— Start RECORDS FOR PROCESSING —

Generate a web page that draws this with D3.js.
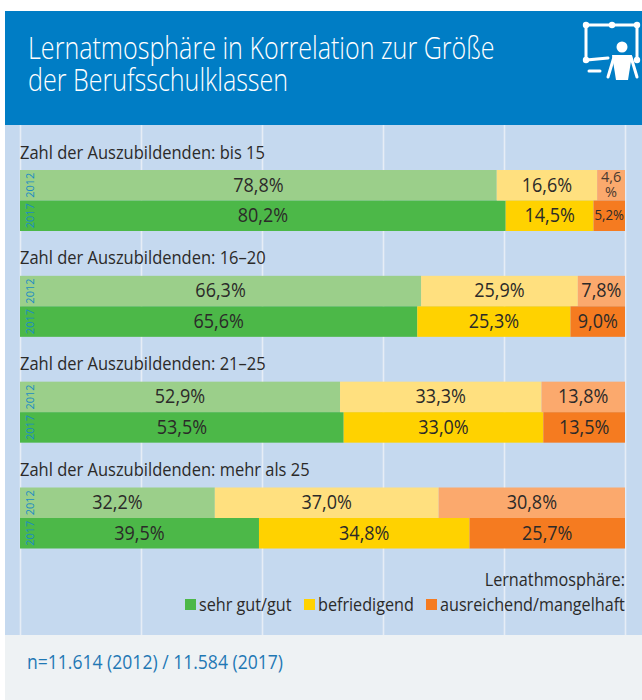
<!DOCTYPE html>
<html>
<head>
<meta charset="utf-8">
<script src="https://cdn.jsdelivr.net/npm/d3@7"></script>
<style>
  html, body { margin: 0; padding: 0; background: #fff; }
  svg { display: block; }
  text { font-family: "Open Sans", sans-serif; }
</style>
</head>
<body>
<div id="viz"></div>
<script>
var width = 642;
var height = 700;

var titleLines = ['Lernatmosphäre in Korrelation zur Größe', 'der Berufsschulklassen'];
var groups = ['bis 15', '16–20', '21–25', 'mehr als 25'];
var years = ['2012', '2017'];
var keys = ['sehr gut/gut', 'befriedigend', 'ausreichend/mangelhaft'];

var good2012 = [78.8, 66.3, 52.9, 32.2];
var okay2012 = [16.6, 25.9, 33.3, 37.0];
var poor2012 = [4.6, 7.8, 13.8, 30.8];
var good2017 = [80.2, 65.6, 53.5, 39.5];
var okay2017 = [14.5, 25.3, 33.0, 34.8];
var poor2017 = [5.2, 9.0, 13.5, 25.7];

var ticks = [0, 20, 40, 60, 80, 100];

var colors = {
  '2012': ['#9BCF8A', '#FFE07F', '#FBA96D'],
  '2017': ['#4CB848', '#FFD200', '#F57B20']
};

var rows = [];
groups.forEach(function (g, i) {
  rows.push({ group: g, index: i, year: '2012', a: good2012[i], b: okay2012[i], c: poor2012[i] });
  rows.push({ group: g, index: i, year: '2017', a: good2017[i], b: okay2017[i], c: poor2017[i] });
});

var svg = d3.select('#viz').append('svg')
  .attr('width', width)
  .attr('height', height);

// narrow text: Open Sans squeezed to look like the condensed face of the original
function label(parent, str, x, y, size, fill, anchor, squeeze) {
  return parent.append('text')
    .attr('transform', 'translate(' + x + ',' + y + ') scale(' + (squeeze || 0.86) + ',1)')
    .attr('text-anchor', anchor || 'start')
    .style('font-size', size + 'px')
    .style('fill', fill || '#2b2a29')
    .text(str);
}

// panels
svg.append('rect').attr('x', 5).attr('y', 125).attr('width', width - 5).attr('height', 510).attr('fill', '#C5D9EF');
svg.append('rect').attr('x', 5).attr('y', 635).attr('width', width - 5).attr('height', 65).attr('fill', '#EEF2F4');
svg.append('rect').attr('x', 5).attr('y', 11).attr('width', width - 5).attr('height', 114).attr('fill', '#007DC5');

var title = label(svg, '', 28, 59, 30.4, '#fff', 'start', 0.825).style('font-weight', 300);
titleLines.forEach(function (line, i) {
  title.append('tspan').attr('x', 0).attr('y', i * 32).text(line);
});

// icon
var icon = svg.append('g')
  .attr('fill', 'none')
  .attr('stroke', '#fff')
  .attr('stroke-width', 3)
  .attr('stroke-linecap', 'round');
icon.append('path').attr('d', 'M608,58 L586,60 L586,25 L637,25 L637,60');
icon.append('path').attr('d', 'M589,71 H600');
icon.append('path').attr('d', 'M614,57 L608,77 M631,57 L637,77');
[[586, 25], [612, 25], [637, 25], [586, 60], [637, 60]].forEach(function (p) {
  svg.append('circle').attr('cx', p[0]).attr('cy', p[1]).attr('r', 3.2).attr('fill', '#fff');
});
svg.append('circle').attr('cx', 622).attr('cy', 47).attr('r', 5.5).attr('fill', '#fff');
svg.append('path').attr('d', 'M612,55 H632 L628,80 H616 Z').attr('fill', '#fff');

// scales
var x = d3.scaleLinear().domain([0, 1]).range([20, 625]);
var groupY = d3.scalePoint().domain(groups).range([170, 487.5]);
var barH = d3.scaleBand().domain(years).range([0, 61]);

// vertical gridlines through the axis
var grid = svg.append('g')
  .attr('transform', 'translate(0,125)')
  .call(d3.axisBottom(x).tickValues(ticks.map(function (t) { return t / 100; })).tickSize(510).tickFormat(''));
grid.select('.domain').remove();
grid.selectAll('line').attr('stroke', '#E6EDF6').attr('stroke-width', 1.6);

var stack = d3.stack().keys(['a', 'b', 'c']).offset(d3.stackOffsetExpand);
var series = stack(rows);

var segs = svg.append('g').selectAll('g')
  .data(series).enter()
  .append('g')
  .selectAll('g')
  .data(function (s) {
    return s.map(function (d) {
      return { x0: d[0], x1: d[1], row: d.data, value: d.data[s.key], k: s.index };
    });
  }).enter()
  .append('g')
  .attr('transform', function (d) {
    return 'translate(0,' + (groupY(d.row.group) + barH(d.row.year)) + ')';
  });

segs.append('rect')
  .attr('x', function (d) { return x(d.x0); })
  .attr('width', function (d) { return x(d.x1) - x(d.x0); })
  .attr('height', barH.bandwidth())
  .attr('fill', function (d) { return colors[d.row.year][d.k]; });

segs.each(function (d) {
  var g = d3.select(this);
  var cx = (x(d.x0) + x(d.x1)) / 2;
  var str = d.value.toFixed(1).replace('.', ',');
  if (d.value < 5) {
    // too narrow, the percent sign drops to its own line
    var t = label(g, '', cx, 12, 14.5, '#4a3a30', 'middle', 1);
    t.append('tspan').attr('x', 0).attr('y', 0).text(str);
    t.append('tspan').attr('x', 0).attr('y', 15).text('%');
  } else if (d.value < 6) {
    label(g, str + '%', cx, 19, 15, '#2b2a29', 'middle', 0.885);
  } else {
    label(g, str + '%', cx, 21.5, 20, '#2b2a29', 'middle', 0.9);
  }
});

// year tags inside the bars
rows.forEach(function (r) {
  svg.append('text')
    .attr('transform', 'translate(34,' + (groupY(r.group) + barH(r.year) + barH.bandwidth() / 2) + ') rotate(-90)')
    .attr('text-anchor', 'middle')
    .style('font-size', '11px')
    .style('fill', '#1B8CC4')
    .text(r.year);
});

// group headings
groups.forEach(function (g) {
  label(svg, 'Zahl der Auszubildenden: ' + g, 20, groupY(g) - 11.5, 19, '#2b2a29', 'start', 0.868);
});

// legend
label(svg, 'Lernathmosphäre:', 625, 586, 19, '#2b2a29', 'end', 0.855);
var legendX = [185, 304, 426];
keys.forEach(function (k, i) {
  svg.append('rect')
    .attr('x', legendX[i]).attr('y', 599)
    .attr('width', 11).attr('height', 11)
    .attr('fill', colors['2017'][i]);
  label(svg, k, legendX[i] + 14, 610.5, 19, '#2b2a29', 'start', 0.852);
});

label(svg, 'n=11.614 (2012) / 11.584 (2017)', 27, 669, 19.5, '#1F78B4', 'start', 0.9);
</script>
</body>
</html>
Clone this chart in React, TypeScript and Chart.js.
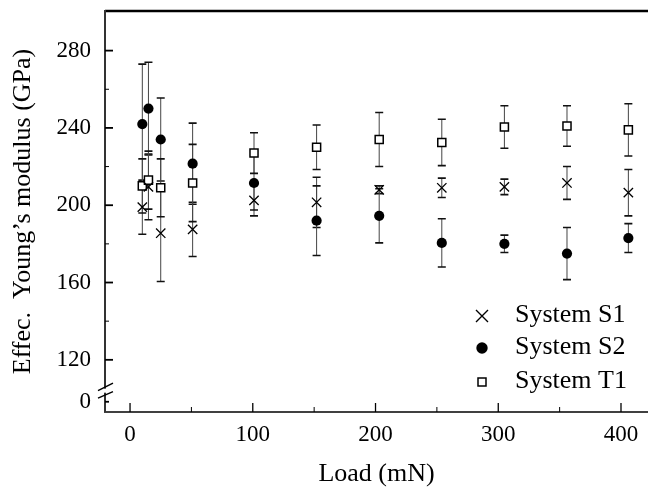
import React, { useEffect, useRef } from 'react';
import { Chart, registerables } from 'chart.js';

Chart.register(...registerables);

// ---- data ----
const loads = [10, 15, 25, 51, 101, 152, 203, 254, 305, 356, 406];

const s1Values = [199, 209.5, 185.5, 187.5, 202.5, 201.5, 208, 209, 209.5, 211.5, 206.5];
const s1Errors = [14, 17, 25, 14, 8, 13, 2, 5, 4, 8.5, 12];

const s2Values = [242, 250, 234, 221.5, 211.5, 192, 194.5, 180.5, 180, 175, 183];
const s2Errors = [31, 24, 21.5, 21, 14, 18, 14, 12.5, 4.5, 13.5, 7.5];

const t1Values = [210, 213, 209, 211.5, 227, 230, 234, 232.5, 240.5, 241, 239];
const t1Errors = [14, 15, 15, 20, 10.5, 11.5, 14, 12, 11, 10.5, 13.5];

const seriesNames = ['System S1', 'System S2', 'System T1'];

const xTickValues = [0, 100, 200, 300, 400];
const xMinorTicks = [50, 150, 250, 350];
const yTickValues = [120, 160, 200, 240, 280];
const yMinorTicks = [140, 180, 220, 260];
// position on the (broken) axis where the "0" label sits
const yZeroPos = 98.3;
const yBreakPos = 103;

const X_MIN = -20.4;
const X_MAX = 422;
const Y_MIN = 93;
const Y_MAX = 300.5;

const FONT = "'Liberation Serif', 'Times New Roman', serif";

const errorSets = [s1Errors, s2Errors, t1Errors];

const errorBarPlugin = {
  id: 'errorBars',
  beforeDatasetsDraw(chart: any) {
    const { ctx } = chart;
    const xs = chart.scales.x;
    const ys = chart.scales.y;
    ctx.save();
    chart.data.datasets.forEach((ds: any, i: number) => {
      const errs = errorSets[i];
      ds.data.forEach((p: any, j: number) => {
        const e = errs[j];
        const px = xs.getPixelForValue(p.x);
        const top = ys.getPixelForValue(p.y + e);
        const bot = ys.getPixelForValue(p.y - e);
        ctx.strokeStyle = '#444';
        ctx.lineWidth = 1;
        ctx.beginPath();
        ctx.moveTo(px, top);
        ctx.lineTo(px, bot);
        ctx.stroke();
        ctx.strokeStyle = '#111';
        ctx.lineWidth = 1.6;
        ctx.beginPath();
        ctx.moveTo(px - 4, top);
        ctx.lineTo(px + 4, top);
        ctx.moveTo(px - 4, bot);
        ctx.lineTo(px + 4, bot);
        ctx.stroke();
      });
    });
    ctx.restore();
  },
};

const axesPlugin = {
  id: 'axesFrame',
  afterDraw(chart: any) {
    const { ctx, chartArea } = chart;
    const { left, right, top, bottom } = chartArea;
    const xs = chart.scales.x;
    const ys = chart.scales.y;
    ctx.save();
    ctx.strokeStyle = '#000';
    // top line
    ctx.lineWidth = 2.5;
    ctx.beginPath();
    ctx.moveTo(left, top);
    ctx.lineTo(right, top);
    ctx.stroke();
    // bottom line
    ctx.lineWidth = 1.3;
    ctx.beginPath();
    ctx.moveTo(left - 1, bottom);
    ctx.lineTo(right, bottom);
    ctx.stroke();
    // left line
    ctx.strokeStyle = '#333';
    ctx.lineWidth = 2;
    ctx.beginPath();
    ctx.moveTo(left, top - 1);
    ctx.lineTo(left, bottom);
    ctx.stroke();
    // y ticks
    ctx.strokeStyle = '#000';
    ctx.lineWidth = 1.8;
    yTickValues.forEach((v) => {
      const py = ys.getPixelForValue(v);
      ctx.beginPath();
      ctx.moveTo(left, py);
      ctx.lineTo(left + 8, py);
      ctx.stroke();
    });
    ctx.lineWidth = 1;
    yMinorTicks.forEach((v) => {
      const py = ys.getPixelForValue(v);
      ctx.beginPath();
      ctx.moveTo(left, py);
      ctx.lineTo(left + 4, py);
      ctx.stroke();
    });
    {
      const py = ys.getPixelForValue(yZeroPos);
      ctx.lineWidth = 1.8;
      ctx.beginPath();
      ctx.moveTo(left, py);
      ctx.lineTo(left + 4, py);
      ctx.stroke();
    }
    // x ticks
    ctx.lineWidth = 1.3;
    xTickValues.forEach((v) => {
      const px = xs.getPixelForValue(v);
      ctx.beginPath();
      ctx.moveTo(px, bottom);
      ctx.lineTo(px, bottom - 9);
      ctx.stroke();
    });
    ctx.lineWidth = 1;
    xMinorTicks.forEach((v) => {
      const px = xs.getPixelForValue(v);
      ctx.beginPath();
      ctx.moveTo(px, bottom);
      ctx.lineTo(px, bottom - 5);
      ctx.stroke();
    });
    // axis break
    const by = ys.getPixelForValue(yBreakPos);
    ctx.fillStyle = '#fff';
    ctx.fillRect(left - 2, by - 4, 4, 4);
    ctx.strokeStyle = '#000';
    ctx.lineWidth = 1.4;
    ctx.beginPath();
    ctx.moveTo(left - 7, by - 2);
    ctx.lineTo(left + 8, by - 9.5);
    ctx.moveTo(left - 7, by + 5.5);
    ctx.lineTo(left + 8, by - 1);
    ctx.stroke();
    ctx.restore();
  },
};

const legendPlugin = {
  id: 'innerLegend',
  afterDraw(chart: any) {
    const { ctx, chartArea } = chart;
    const mx = chartArea.right - 166;
    const tx = chartArea.right - 133;
    const rows = [chartArea.bottom - 96, chartArea.bottom - 64, chartArea.bottom - 30];
    ctx.save();
    ctx.font = `26px ${FONT}`;
    ctx.fillStyle = '#000';
    ctx.textBaseline = 'middle';
    ctx.textAlign = 'left';
    rows.forEach((ry, i) => {
      ctx.strokeStyle = '#000';
      if (i === 0) {
        ctx.lineWidth = 1.4;
        ctx.beginPath();
        ctx.moveTo(mx - 6, ry - 6);
        ctx.lineTo(mx + 6, ry + 6);
        ctx.moveTo(mx + 6, ry - 6);
        ctx.lineTo(mx - 6, ry + 6);
        ctx.stroke();
      } else if (i === 1) {
        ctx.beginPath();
        ctx.arc(mx, ry, 5.7, 0, Math.PI * 2);
        ctx.fill();
      } else {
        ctx.lineWidth = 1.5;
        ctx.fillStyle = '#fff';
        ctx.fillRect(mx - 4, ry - 4, 8, 8);
        ctx.strokeRect(mx - 4, ry - 4, 8, 8);
        ctx.fillStyle = '#000';
      }
      ctx.fillText(seriesNames[i], tx, ry - 1);
    });
    ctx.restore();
  },
};

function toPoints(values: number[]) {
  return loads.map((x, i) => ({ x, y: values[i] }));
}

export default function App() {
  const ref = useRef<HTMLCanvasElement>(null);
  useEffect(() => {
    const canvas = ref.current;
    if (!canvas) return;
    const chart = new Chart(canvas, {
      type: 'scatter',
      data: {
        datasets: [
          {
            label: seriesNames[0],
            data: toPoints(s1Values),
            pointStyle: 'crossRot',
            pointRadius: 6.6,
            borderColor: '#000',
            backgroundColor: '#000',
            borderWidth: 1.3,
          },
          {
            label: seriesNames[1],
            data: toPoints(s2Values),
            pointStyle: 'circle',
            pointRadius: 5.1,
            borderColor: '#000',
            backgroundColor: '#000',
            borderWidth: 0,
          },
          {
            label: seriesNames[2],
            data: toPoints(t1Values),
            pointStyle: 'rect',
            pointRadius: 5.7,
            borderColor: '#000',
            backgroundColor: '#fff',
            borderWidth: 1.5,
          },
        ],
      } as any,
      options: {
        responsive: false,
        animation: false,
        devicePixelRatio: 1,
        layout: { autoPadding: false, padding: { top: 11, right: 1, left: 0, bottom: 0 } },
        plugins: {
          legend: { display: false },
          tooltip: { enabled: false },
        },
        scales: {
          x: {
            type: 'linear',
            min: X_MIN,
            max: X_MAX,
            grid: { display: false, drawTicks: false },
            border: { display: false },
            afterBuildTicks: (s: any) => {
              s.ticks = xTickValues.map((v) => ({ value: v }));
            },
            afterFit: (s: any) => {
              s.height = 78;
              s.paddingLeft = 0;
              s.paddingRight = 0;
              s.paddingTop = 0;
              s.paddingBottom = 0;
            },
            ticks: {
              color: '#000',
              padding: 9,
              maxRotation: 0,
              font: { family: FONT, size: 23 },
            },
            title: {
              display: true,
              text: 'Load (mN)',
              color: '#000',
              padding: { top: 0, bottom: 0 },
              font: { family: FONT, size: 26 },
            },
          },
          y: {
            type: 'linear',
            min: Y_MIN,
            max: Y_MAX,
            grid: { display: false, drawTicks: false },
            border: { display: false },
            afterBuildTicks: (s: any) => {
              s.ticks = [yZeroPos, ...yTickValues].map((v) => ({ value: v }));
            },
            afterFit: (s: any) => {
              s.width = 105;
              s.paddingLeft = 0;
              s.paddingRight = 0;
              s.paddingTop = 0;
              s.paddingBottom = 0;
            },
            ticks: {
              color: '#000',
              padding: 14,
              font: { family: FONT, size: 23 },
              callback: (v: any) => (v === yZeroPos ? '0' : String(v)),
            },
            title: {
              display: true,
              text: 'Effec.  Young\u2019s modulus (GPa)',
              color: '#000',
              padding: { top: 8, bottom: 0 },
              font: { family: FONT, size: 26 },
            },
          },
        },
      },
      plugins: [errorBarPlugin, axesPlugin, legendPlugin],
    });
    return () => chart.destroy();
  }, []);
  return (
    <div style={{ position: 'fixed', left: 0, top: 0, width: 649, height: 490, background: '#fff' }}>
      <canvas ref={ref} width={649} height={490} style={{ display: 'block', width: 649, height: 490 }} />
    </div>
  );
}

— End RECORDS FOR PROCESSING —

◆ **OBJECTIVE**:
Without the pictures, write out the lines from the beginning of the entries through the line with "5).attr('height', 114).attr('fill', '#007DC5');".

◆ **OUTPUT OF THE EXERCISE**:
Generate a web page that draws this with D3.js.
<!DOCTYPE html>
<html>
<head>
<meta charset="utf-8">
<script src="https://cdn.jsdelivr.net/npm/d3@7"></script>
<style>
  html, body { margin: 0; padding: 0; background: #fff; }
  svg { display: block; }
  text { font-family: "Open Sans", sans-serif; }
</style>
</head>
<body>
<div id="viz"></div>
<script>
var width = 642;
var height = 700;

var titleLines = ['Lernatmosphäre in Korrelation zur Größe', 'der Berufsschulklassen'];
var groups = ['bis 15', '16–20', '21–25', 'mehr als 25'];
var years = ['2012', '2017'];
var keys = ['sehr gut/gut', 'befriedigend', 'ausreichend/mangelhaft'];

var good2012 = [78.8, 66.3, 52.9, 32.2];
var okay2012 = [16.6, 25.9, 33.3, 37.0];
var poor2012 = [4.6, 7.8, 13.8, 30.8];
var good2017 = [80.2, 65.6, 53.5, 39.5];
var okay2017 = [14.5, 25.3, 33.0, 34.8];
var poor2017 = [5.2, 9.0, 13.5, 25.7];

var ticks = [0, 20, 40, 60, 80, 100];

var colors = {
  '2012': ['#9BCF8A', '#FFE07F', '#FBA96D'],
  '2017': ['#4CB848', '#FFD200', '#F57B20']
};

var rows = [];
groups.forEach(function (g, i) {
  rows.push({ group: g, index: i, year: '2012', a: good2012[i], b: okay2012[i], c: poor2012[i] });
  rows.push({ group: g, index: i, year: '2017', a: good2017[i], b: okay2017[i], c: poor2017[i] });
});

var svg = d3.select('#viz').append('svg')
  .attr('width', width)
  .attr('height', height);

// narrow text: Open Sans squeezed to look like the condensed face of the original
function label(parent, str, x, y, size, fill, anchor, squeeze) {
  return parent.append('text')
    .attr('transform', 'translate(' + x + ',' + y + ') scale(' + (squeeze || 0.86) + ',1)')
    .attr('text-anchor', anchor || 'start')
    .style('font-size', size + 'px')
    .style('fill', fill || '#2b2a29')
    .text(str);
}

// panels
svg.append('rect').attr('x', 5).attr('y', 125).attr('width', width - 5).attr('height', 510).attr('fill', '#C5D9EF');
svg.append('rect').attr('x', 5).attr('y', 635).attr('width', width - 5).attr('height', 65).attr('fill', '#EEF2F4');
svg.append('rect').attr('x', 5).attr('y', 11).attr('width', width - 5).attr('height', 114).attr('fill', '#007DC5');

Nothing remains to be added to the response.